I dolori della giovane Maria
La regista franco-iraniana (ma tedesca d’adozione) Emily Atef è da sempre appassionata di tormentate figure femminili. Basti pensare, ad esempio, al suo ritratto dell’indimenticata Romy Schneider nel lungometraggio Three Days in Quiberon, presentato in concorso alla Berlinale 2018. Per quanto riguarda questa 73° edizione del festival di Berlino, invece, la cineasta – rimanendo fedele alla sua poetica – ha deciso di presentare – sempre in corsa per il tanto ambito Orso d’Oro – Someday We’ll Tell Each Other Everything, tratto dal romanzo “Irgendwann werden wir uns alles erzählen” di Daniela Krien e in cui, appunto, grande importanza viene data alla magnetica, giovane protagonista.
Tutto si svolge nell’estate del 1990, in un piccolo villaggio rurale situato vicino a quello che era il confine tra Germania Occidentale e Germania Orientale. Maria (impersonata dalla talentuosa Marlene Burow) ha diciannove anni, vive a casa dei genitori del suo ragazzo Johannes (Cedric Eich), è appassionata di letteratura e ancora non sa cosa voglia dalla vita e quale sia il suo reale posto nel mondo. Le cose prenderanno una piega del tutto inaspettata nel momento in cui la ragazza inizierà una relazione clandestina con Henner (Felix Kramer), un vicino di casa del suo ragazzo, che ha circa vent’anni più di lei.

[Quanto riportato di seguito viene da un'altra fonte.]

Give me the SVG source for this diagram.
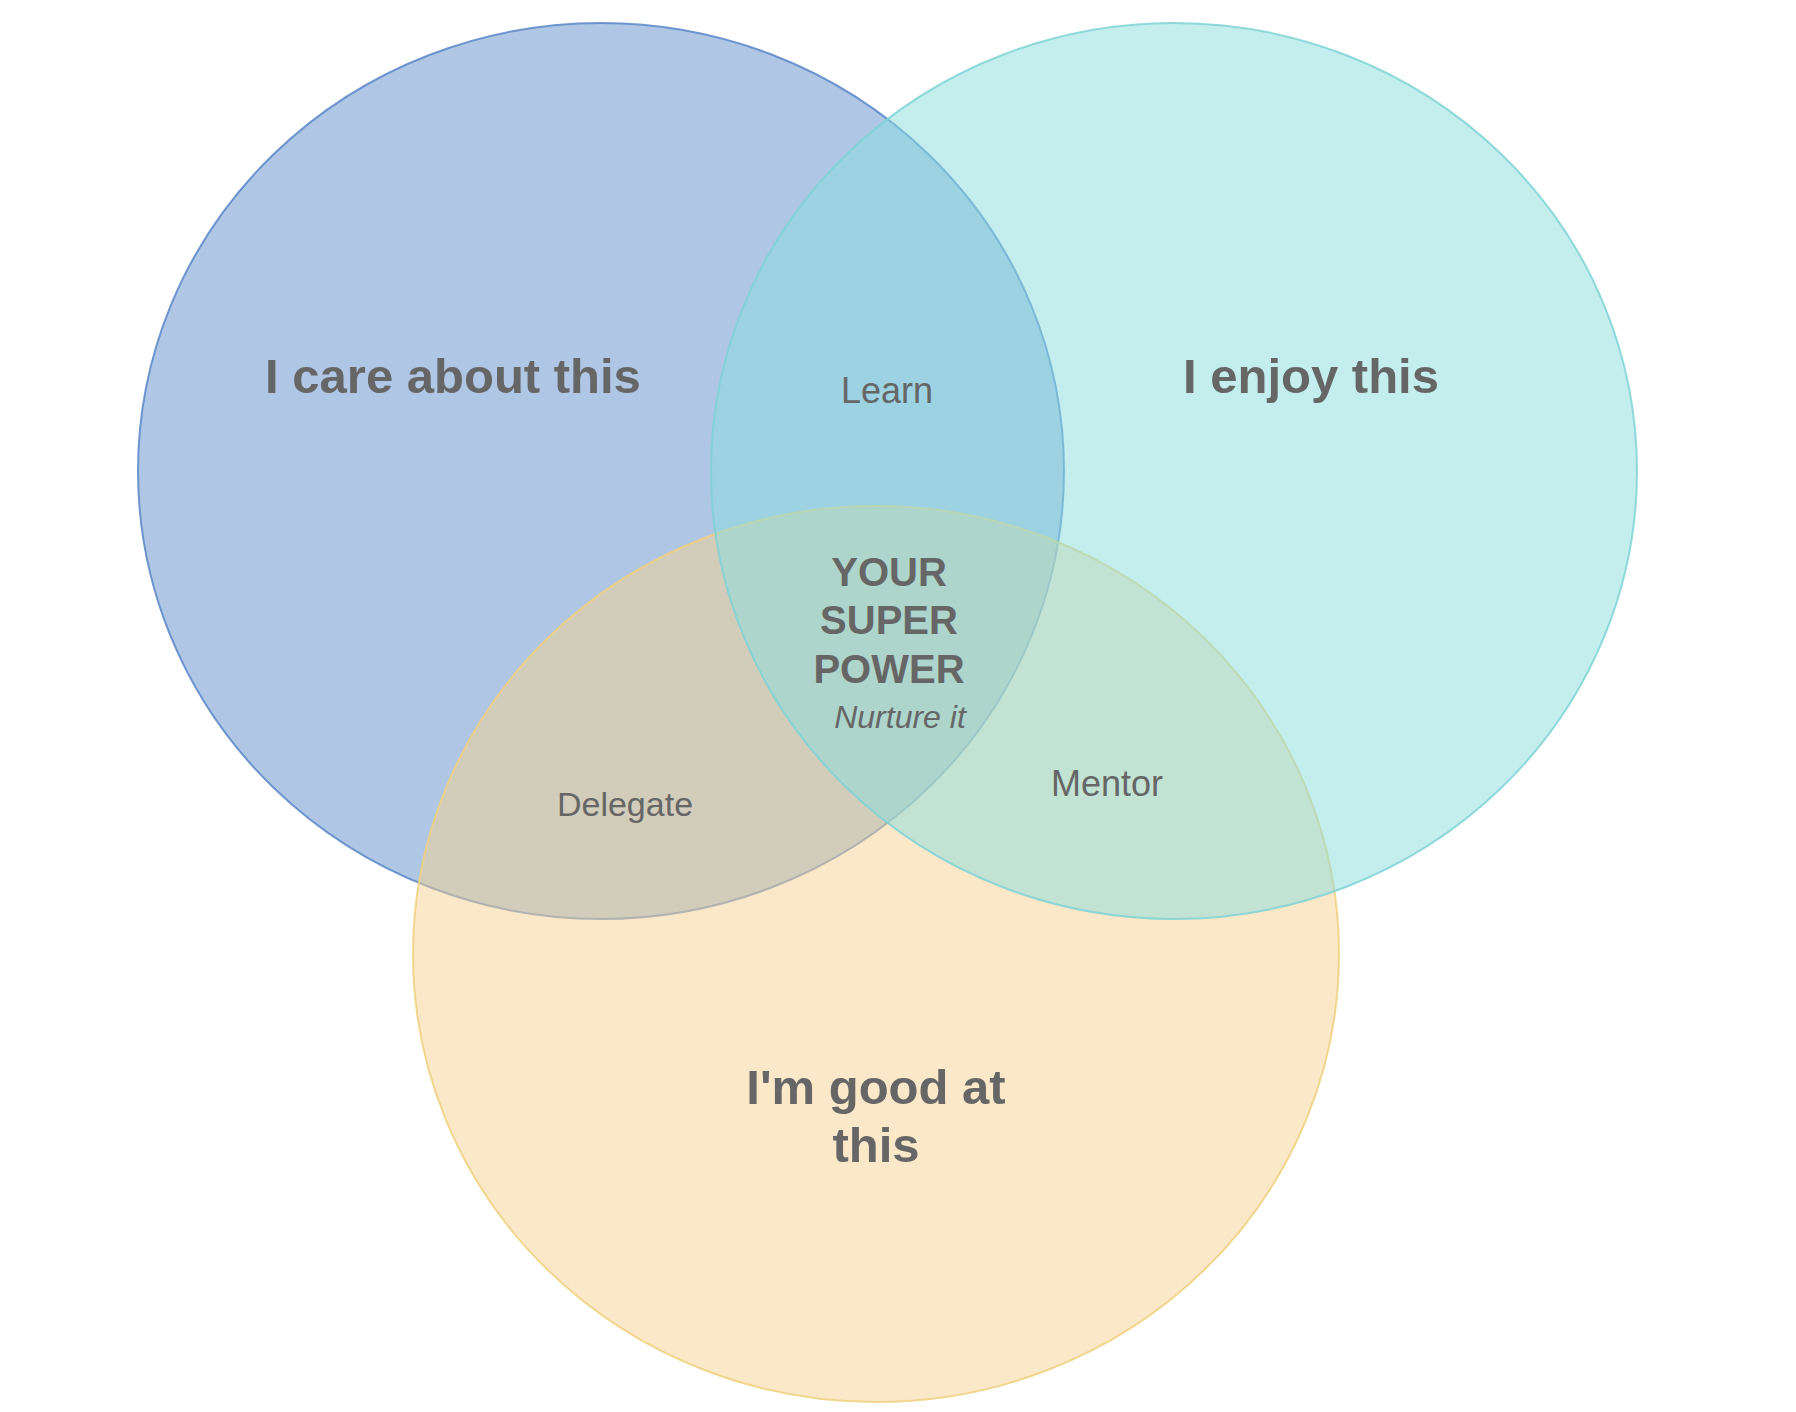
<svg xmlns="http://www.w3.org/2000/svg" width="1796" height="1412" viewBox="0 0 1796 1412">
  <style>
    .set { fill-opacity: 0.5; stroke-width: 2; stroke-opacity: 0.85; }
    .title { font-family: "Liberation Sans", Arial, sans-serif; font-weight: bold; font-size: 49px; fill: #666666; text-anchor: middle; }
    .core { font-family: "Liberation Sans", Arial, sans-serif; font-weight: bold; font-size: 40px; fill: #666666; text-anchor: middle; }
    .label { font-family: "Liberation Sans", Arial, sans-serif; font-size: 36px; fill: #666666; text-anchor: middle; }
    .note { font-family: "Liberation Sans", Arial, sans-serif; font-style: italic; font-size: 32px; fill: #666666; text-anchor: middle; }
  </style>
  <rect width="1796" height="1412" fill="#ffffff"/>
  <g id="care">
    <ellipse class="set" cx="601" cy="471" rx="463" ry="448" fill="#5f8fcb" stroke="#5b86c8"/>
  </g>
  <g id="good">
    <ellipse class="set" cx="876" cy="954" rx="463" ry="448" fill="#f5d191" stroke="#f0d07e"/>
  </g>
  <g id="enjoy">
    <ellipse class="set" cx="1174" cy="471" rx="463" ry="448" fill="#89dddd" stroke="#7fd2d6"/>
  </g>
  <g id="care-label">
    <text class="title" x="453" y="393">I care about this</text>
  </g>
  <g id="enjoy-label">
    <text class="title" x="1311" y="393">I enjoy this</text>
  </g>
  <g id="good-label">
    <text class="title" x="876" y="1104">I'm good at</text>
    <text class="title" x="876" y="1162">this</text>
  </g>
  <g id="learn">
    <text class="label" x="887" y="403">Learn</text>
  </g>
  <g id="delegate">
    <text class="label" x="625" y="816" style="font-size:34px">Delegate</text>
  </g>
  <g id="mentor">
    <text class="label" x="1107" y="796">Mentor</text>
  </g>
  <g id="superpower">
    <text class="core" x="889" y="586">YOUR</text>
    <text class="core" x="889" y="634">SUPER</text>
    <text class="core" x="889" y="683">POWER</text>
    <text class="note" x="900" y="728">Nurture it</text>
  </g>
</svg>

Ed è proprio sulla tormentata relazione tra i due protagonisti e, nello specifico, sui dubbi e i conflitti interiori di Maria che Emily Atef si è principalmente concentrata in questo suo Someday We’ll Tell Each Other Everything. La macchina da presa si sofferma frequentemente sui primi piani della ragazza, prestando altrettanta attenzione agli incontri amorosi tra i due, al fine di conferire all’intero lungometraggio uno spiccato erotismo. Peccato soltanto che, a tratti, la regista si perda in eccessive lungaggini, rendendo il tutto pericolosamente forzato e stucchevole, facendo perdere la storia di spessore e – ahimé! – suscitando anche qualche risatina di troppo persino nello spettatore più appassionato.
La relazione tra Maria ed Henner prende prepotentemente il sopravvento su tutto il resto e viene spesso esasperata in modo talmente ridondante da far perdere parecchi punti all’intero lungometraggio. A scapito, purtroppo, di interessanti spunti iniziali e persino di un’ambientazione che, in sé, ha indubbiamente molto potenziale (solo di rado, ad esempio, si accenna al crollo del Muro di Berlino, così come ai cambiamenti a cui la Germania Orientale stava andando incontro).
Ma se tale senso di spaesamento provocato dal crollo di precedenti certezze va di pari passo con il senso di spaesamento provato dalla stessa Maria, decisamente più debole è il parallelismo fatto tra la storia della protagonista (e della famiglia del suo ragazzo) con il capolavoro di Fëdor Dostoevskij “I Fratelli Karamazov”, dove i tormenti d’amore dei personaggi sembrerebbero quasi ricordare quelli dei protagonisti di questo ultimo lavoro della nostra regista berlinese.
Tante forzature, dunque, per un lungometraggio in cui, nonostante una meticolosa cura nei confronti delle immagini, dei paesaggi e dei corpi umani, manca, di base, la sostanza. Emily Atef si è avventurata in un percorso tutt’altro che facile perdendosi irrimediabilmente per strada. Questo suo Someday We’ll Tell Each Other Everything vorrebbe comunicare molto, ma manca pericolosamente di mordente. Peccato.